## YOUR INSTRUCTIONS:
Only the lines from the one with "Give me the Bokeh source for this chart." through the one with "p.grid.visible = False", inclusive, should be echoed exactly; pictures are left out.

## RECORDS FOR THIS EXERCISE:
══════
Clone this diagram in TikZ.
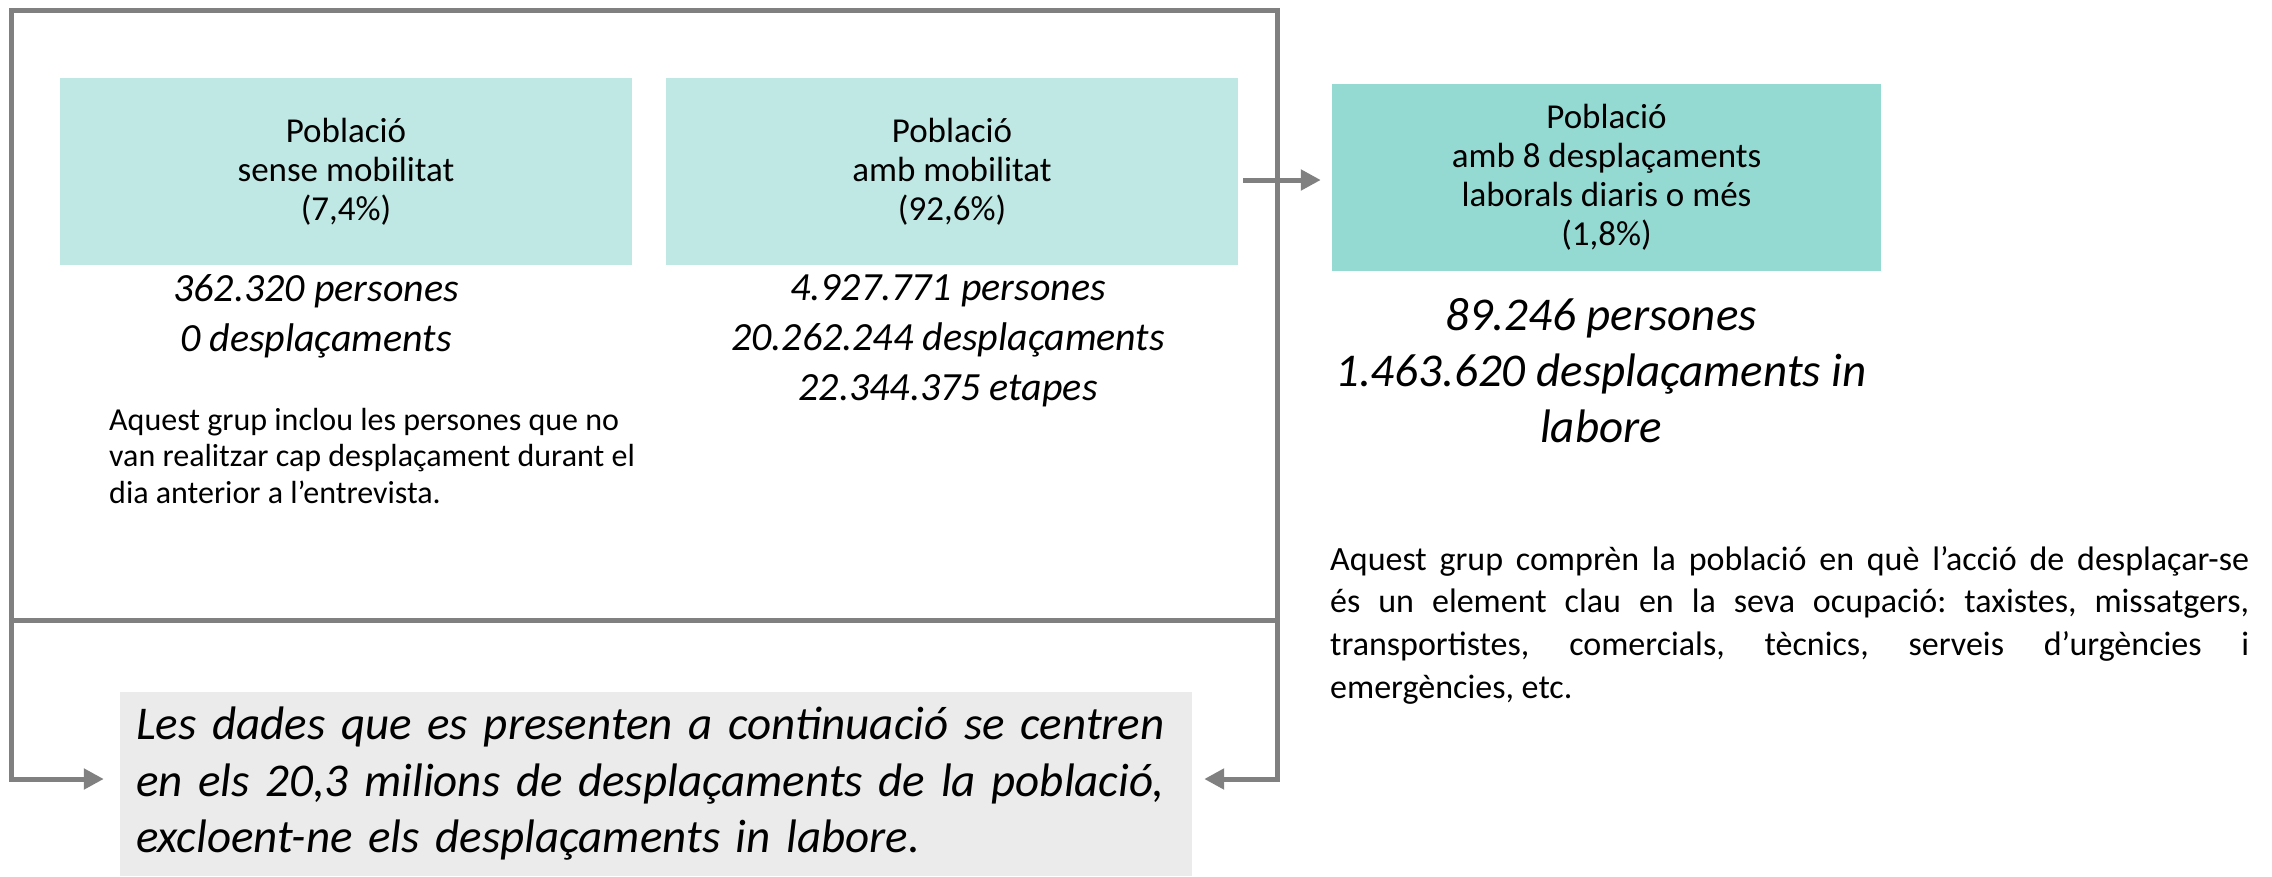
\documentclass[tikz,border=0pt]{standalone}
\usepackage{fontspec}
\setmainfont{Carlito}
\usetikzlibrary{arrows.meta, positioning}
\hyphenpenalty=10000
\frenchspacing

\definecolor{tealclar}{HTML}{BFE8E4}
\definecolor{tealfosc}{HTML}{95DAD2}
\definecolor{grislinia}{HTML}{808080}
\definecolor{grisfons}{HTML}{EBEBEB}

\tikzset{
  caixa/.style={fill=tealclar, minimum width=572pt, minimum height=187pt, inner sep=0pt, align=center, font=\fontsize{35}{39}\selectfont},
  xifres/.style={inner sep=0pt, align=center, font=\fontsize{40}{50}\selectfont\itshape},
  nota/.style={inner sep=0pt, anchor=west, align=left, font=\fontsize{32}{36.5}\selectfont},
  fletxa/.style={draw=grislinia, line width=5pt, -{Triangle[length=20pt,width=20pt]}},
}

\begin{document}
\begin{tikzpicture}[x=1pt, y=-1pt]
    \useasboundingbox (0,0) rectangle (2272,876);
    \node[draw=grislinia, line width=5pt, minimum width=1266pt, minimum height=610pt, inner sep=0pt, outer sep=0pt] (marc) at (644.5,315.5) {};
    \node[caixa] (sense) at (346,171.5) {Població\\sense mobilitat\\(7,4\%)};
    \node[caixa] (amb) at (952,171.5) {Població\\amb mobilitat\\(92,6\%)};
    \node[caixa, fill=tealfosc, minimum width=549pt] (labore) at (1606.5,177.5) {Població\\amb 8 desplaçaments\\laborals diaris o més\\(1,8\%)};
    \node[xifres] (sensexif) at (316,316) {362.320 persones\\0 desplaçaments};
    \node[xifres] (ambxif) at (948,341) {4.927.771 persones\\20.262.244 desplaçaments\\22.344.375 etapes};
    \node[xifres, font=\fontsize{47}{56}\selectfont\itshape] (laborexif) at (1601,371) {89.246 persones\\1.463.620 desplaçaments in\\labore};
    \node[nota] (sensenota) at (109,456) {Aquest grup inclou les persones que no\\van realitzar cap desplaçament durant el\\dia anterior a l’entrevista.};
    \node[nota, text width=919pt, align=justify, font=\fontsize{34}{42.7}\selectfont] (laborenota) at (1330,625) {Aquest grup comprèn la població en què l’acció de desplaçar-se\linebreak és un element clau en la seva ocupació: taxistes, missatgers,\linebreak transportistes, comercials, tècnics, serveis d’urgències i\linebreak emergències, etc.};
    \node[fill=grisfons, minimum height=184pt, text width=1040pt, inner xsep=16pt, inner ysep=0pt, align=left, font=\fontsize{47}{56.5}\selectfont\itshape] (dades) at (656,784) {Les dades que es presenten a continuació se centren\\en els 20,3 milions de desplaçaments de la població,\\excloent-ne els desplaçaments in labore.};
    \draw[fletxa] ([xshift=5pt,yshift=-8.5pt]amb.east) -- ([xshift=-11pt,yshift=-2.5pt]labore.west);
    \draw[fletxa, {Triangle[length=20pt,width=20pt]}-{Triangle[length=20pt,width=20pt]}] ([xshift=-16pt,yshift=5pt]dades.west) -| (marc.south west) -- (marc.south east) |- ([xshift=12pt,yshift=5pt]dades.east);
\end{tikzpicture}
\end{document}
══════
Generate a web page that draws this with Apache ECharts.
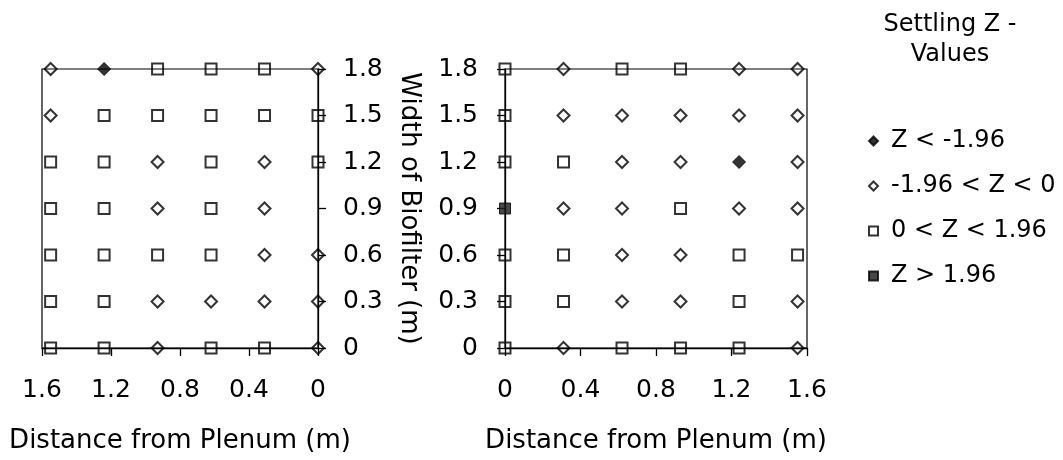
══════
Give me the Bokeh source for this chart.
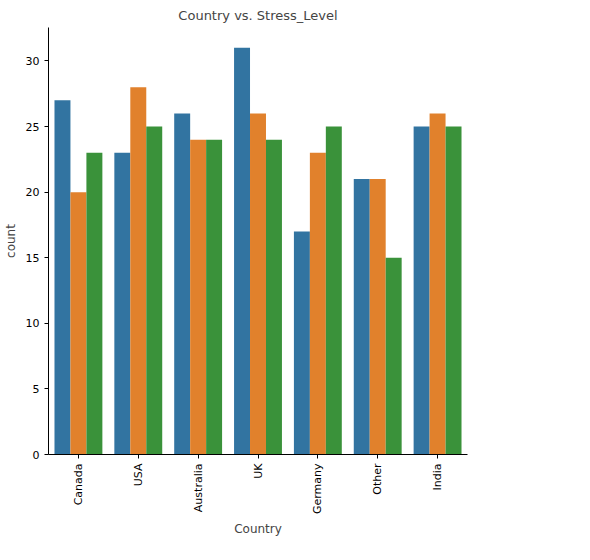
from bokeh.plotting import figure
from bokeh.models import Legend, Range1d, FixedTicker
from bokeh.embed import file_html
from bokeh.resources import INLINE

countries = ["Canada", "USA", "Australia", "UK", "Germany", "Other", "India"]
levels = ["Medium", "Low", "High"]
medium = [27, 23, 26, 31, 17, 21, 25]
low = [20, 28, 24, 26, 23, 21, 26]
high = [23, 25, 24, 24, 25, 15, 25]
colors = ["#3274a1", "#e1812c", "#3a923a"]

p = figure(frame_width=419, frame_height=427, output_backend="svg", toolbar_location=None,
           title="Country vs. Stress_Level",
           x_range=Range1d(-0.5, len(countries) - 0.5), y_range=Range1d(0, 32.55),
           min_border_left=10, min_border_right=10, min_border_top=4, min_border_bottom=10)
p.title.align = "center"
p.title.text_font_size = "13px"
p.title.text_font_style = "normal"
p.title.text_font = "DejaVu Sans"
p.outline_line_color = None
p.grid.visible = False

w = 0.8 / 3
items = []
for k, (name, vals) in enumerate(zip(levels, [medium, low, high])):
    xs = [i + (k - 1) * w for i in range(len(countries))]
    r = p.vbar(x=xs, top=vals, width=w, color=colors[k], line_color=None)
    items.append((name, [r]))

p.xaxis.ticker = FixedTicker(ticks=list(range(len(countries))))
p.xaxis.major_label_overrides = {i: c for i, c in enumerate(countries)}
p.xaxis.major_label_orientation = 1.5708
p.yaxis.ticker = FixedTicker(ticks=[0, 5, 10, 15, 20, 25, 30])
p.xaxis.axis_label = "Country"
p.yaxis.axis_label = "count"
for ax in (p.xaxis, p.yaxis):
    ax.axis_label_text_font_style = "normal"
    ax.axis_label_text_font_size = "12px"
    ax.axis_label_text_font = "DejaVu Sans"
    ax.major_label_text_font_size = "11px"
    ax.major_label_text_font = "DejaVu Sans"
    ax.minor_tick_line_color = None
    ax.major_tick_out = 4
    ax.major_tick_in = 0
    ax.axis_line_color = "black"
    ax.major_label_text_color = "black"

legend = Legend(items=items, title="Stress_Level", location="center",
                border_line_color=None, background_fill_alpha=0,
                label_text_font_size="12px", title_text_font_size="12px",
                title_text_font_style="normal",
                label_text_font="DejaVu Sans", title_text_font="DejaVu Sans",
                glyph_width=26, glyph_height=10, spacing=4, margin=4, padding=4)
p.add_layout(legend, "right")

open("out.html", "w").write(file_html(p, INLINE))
══════
## TASK RESPONSE:
Give me the Bokeh source for this chart.
from bokeh.plotting import figure
from bokeh.models import Legend, Range1d, FixedTicker
from bokeh.embed import file_html
from bokeh.resources import INLINE

countries = ["Canada", "USA", "Australia", "UK", "Germany", "Other", "India"]
levels = ["Medium", "Low", "High"]
medium = [27, 23, 26, 31, 17, 21, 25]
low = [20, 28, 24, 26, 23, 21, 26]
high = [23, 25, 24, 24, 25, 15, 25]
colors = ["#3274a1", "#e1812c", "#3a923a"]

p = figure(frame_width=419, frame_height=427, output_backend="svg", toolbar_location=None,
           title="Country vs. Stress_Level",
           x_range=Range1d(-0.5, len(countries) - 0.5), y_range=Range1d(0, 32.55),
           min_border_left=10, min_border_right=10, min_border_top=4, min_border_bottom=10)
p.title.align = "center"
p.title.text_font_size = "13px"
p.title.text_font_style = "normal"
p.title.text_font = "DejaVu Sans"
p.outline_line_color = None
p.grid.visible = False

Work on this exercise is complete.